As the stage unfolded across the Cima Coppi and the French Alps, something special started to happen. A big group pulled clear, and the pack was setting a very high tempo as it worked up the 21km summit. Astana was like a pack of wolves trying separate a weak member of the herd for a meal. Nibali noticed that Kruijswijk was surprisingly struggling up the slopes of the day’s first monster.

“I noticed that Kruijswijk was not going very well, so I decided to accelerate,” Nibali said. “Initially, I was only thinking about the stage win because I was far back on the GC, but 3km from the top [Col dell’Agnello], I saw a lot of riders suffering, and I decided to attack.”

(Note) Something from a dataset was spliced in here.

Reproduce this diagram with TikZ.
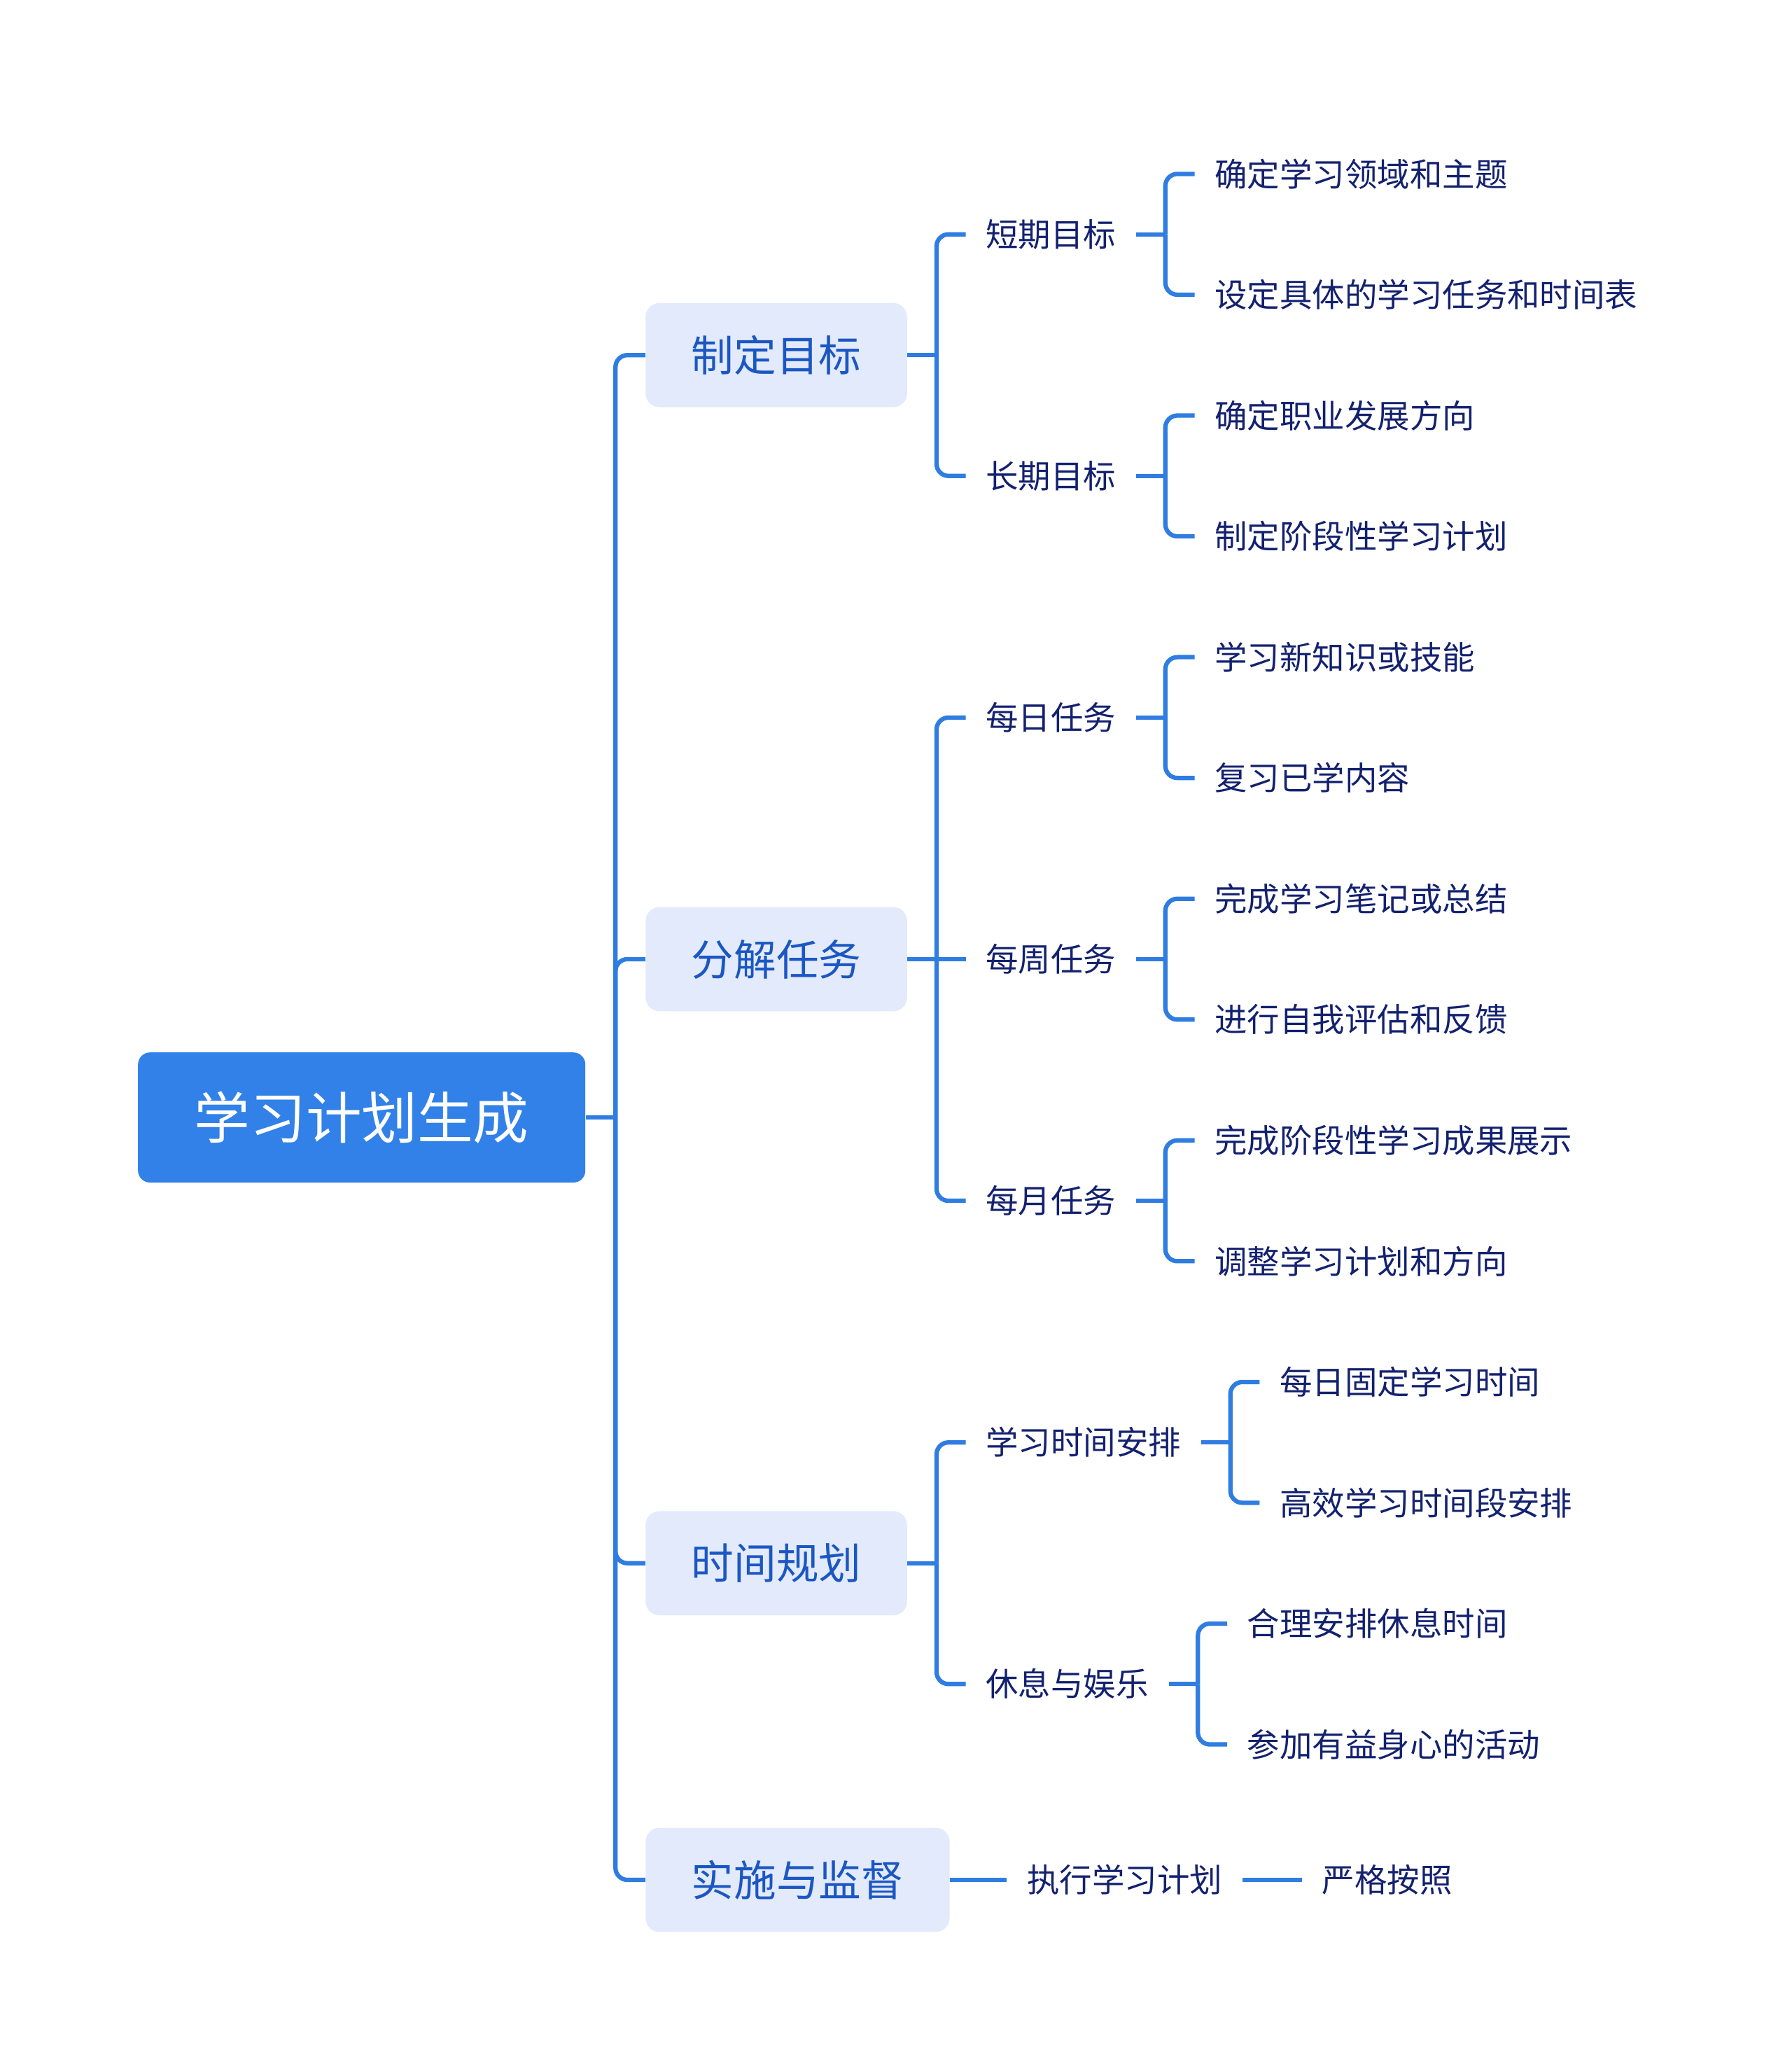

Chaves and Kruijswijk followed, but Kruijswijk swerved wide over the top of the snow-bound pass — either because he was cross-eyed from the effort or perhaps he was eating something — and flipped over his handlebars into a snow bank.

When the race is on, no one waits. Nibali later claimed he did not realize what had happened to Kruijswijk, only that he wasn’t there. The Dutchman never recovered, and the Giro was suddenly a very different race.

Astana played the perfect tactic, and called Michele Scarponi out of the breakaway, who sat up, forfeiting his chance for the stage win, and helped pace Nibali to the base of the 10-switchback climb at Risoul. Nibali kept pouring it on, dropped Chaves, and won his first stage of this Giro.

Nibali now has major momentum going into Saturday’s 134km, four-climb decider with the pink jersey still in play. With the day’s first Cat. 1 summit coming in the opening 20km, it will be a battle all the way to the line.

“I’ve always said that a grand tour is raced until the final day,” Nibali said. “Until the final day, anything can happen.”

Tomorrow the Giro will be above the fold in La Gazzetta dello Sport, with this headline (or something very close): “Grande Nibali!”